*Provided material*:
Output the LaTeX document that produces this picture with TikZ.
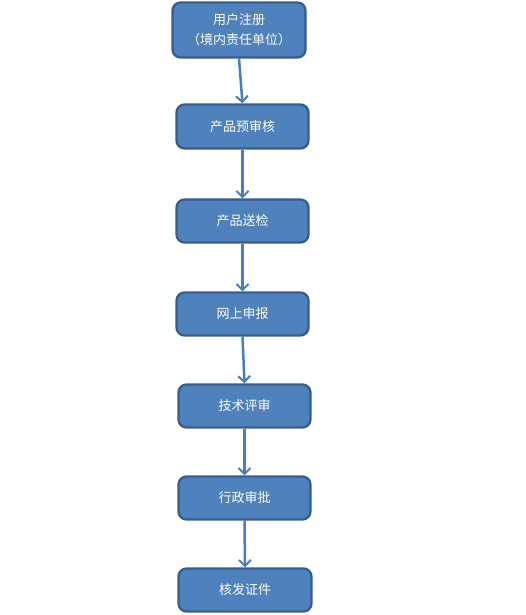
\documentclass[tikz,border=0pt]{standalone}
\usepackage{fontspec}
\newfontfamily\cjk{Noto Sans CJK SC}
\usetikzlibrary{arrows.meta}
\definecolor{boxfill}{HTML}{4F81BD}
\definecolor{boxline}{HTML}{385D8A}
\definecolor{arrowcol}{HTML}{4A7EBB}
\begin{document}
\begin{tikzpicture}[x=1pt,y=-1pt,
  stepbox/.style={draw=boxline,line width=2.3pt,fill=boxfill,rounded corners=8pt,
    text=white,font=\cjk\fontsize{13}{20}\selectfont,align=center,inner sep=0pt},
  link/.style={draw=arrowcol,line width=2.5pt,-{Straight Barb[length=6pt,width=12pt,line width=2pt]}}]
\useasboundingbox (0,0) rectangle (526,615);
\node[stepbox,minimum width=133pt,minimum height=55pt] (n1) at (239,30) {用户注册\\（境内责任单位）};
\node[stepbox,minimum width=132pt,minimum height=44pt] (n2) at (242.5,126.5) {产品预审核};
\node[stepbox,minimum width=132pt,minimum height=43pt] (n3) at (242.5,221) {产品送检};
\node[stepbox,minimum width=132pt,minimum height=43pt] (n4) at (242.5,314) {网上申报};
\node[stepbox,minimum width=132pt,minimum height=43pt] (n5) at (244.5,406) {技术评审};
\node[stepbox,minimum width=132pt,minimum height=43pt] (n6) at (244.5,498) {行政审批};
\node[stepbox,minimum width=133pt,minimum height=43pt] (n7) at (245,590) {核发证件};
\draw[link] (n1.south) -- (n2.north);
\draw[link] (n2.south) -- (n3.north);
\draw[link] (n3.south) -- (n4.north);
\draw[link] (n4.south) -- (n5.north);
\draw[link] (n5.south) -- (n6.north);
\draw[link] (n6.south) -- (n7.north);
\end{tikzpicture}
\end{document}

*Instructions for the task*: Give every line back word for word and leave the pictures out.

*Solution*:
Output the LaTeX document that produces this picture with TikZ.
\documentclass[tikz,border=0pt]{standalone}
\usepackage{fontspec}
\newfontfamily\cjk{Noto Sans CJK SC}
\usetikzlibrary{arrows.meta}
\definecolor{boxfill}{HTML}{4F81BD}
\definecolor{boxline}{HTML}{385D8A}
\definecolor{arrowcol}{HTML}{4A7EBB}
\begin{document}
\begin{tikzpicture}[x=1pt,y=-1pt,
  stepbox/.style={draw=boxline,line width=2.3pt,fill=boxfill,rounded corners=8pt,
    text=white,font=\cjk\fontsize{13}{20}\selectfont,align=center,inner sep=0pt},
  link/.style={draw=arrowcol,line width=2.5pt,-{Straight Barb[length=6pt,width=12pt,line width=2pt]}}]
\useasboundingbox (0,0) rectangle (526,615);
\node[stepbox,minimum width=133pt,minimum height=55pt] (n1) at (239,30) {用户注册\\（境内责任单位）};
\node[stepbox,minimum width=132pt,minimum height=44pt] (n2) at (242.5,126.5) {产品预审核};
\node[stepbox,minimum width=132pt,minimum height=43pt] (n3) at (242.5,221) {产品送检};
\node[stepbox,minimum width=132pt,minimum height=43pt] (n4) at (242.5,314) {网上申报};
\node[stepbox,minimum width=132pt,minimum height=43pt] (n5) at (244.5,406) {技术评审};
\node[stepbox,minimum width=132pt,minimum height=43pt] (n6) at (244.5,498) {行政审批};
\node[stepbox,minimum width=133pt,minimum height=43pt] (n7) at (245,590) {核发证件};
\draw[link] (n1.south) -- (n2.north);
\draw[link] (n2.south) -- (n3.north);
\draw[link] (n3.south) -- (n4.north);
\draw[link] (n4.south) -- (n5.north);
\draw[link] (n5.south) -- (n6.north);
\draw[link] (n6.south) -- (n7.north);
\end{tikzpicture}
\end{document}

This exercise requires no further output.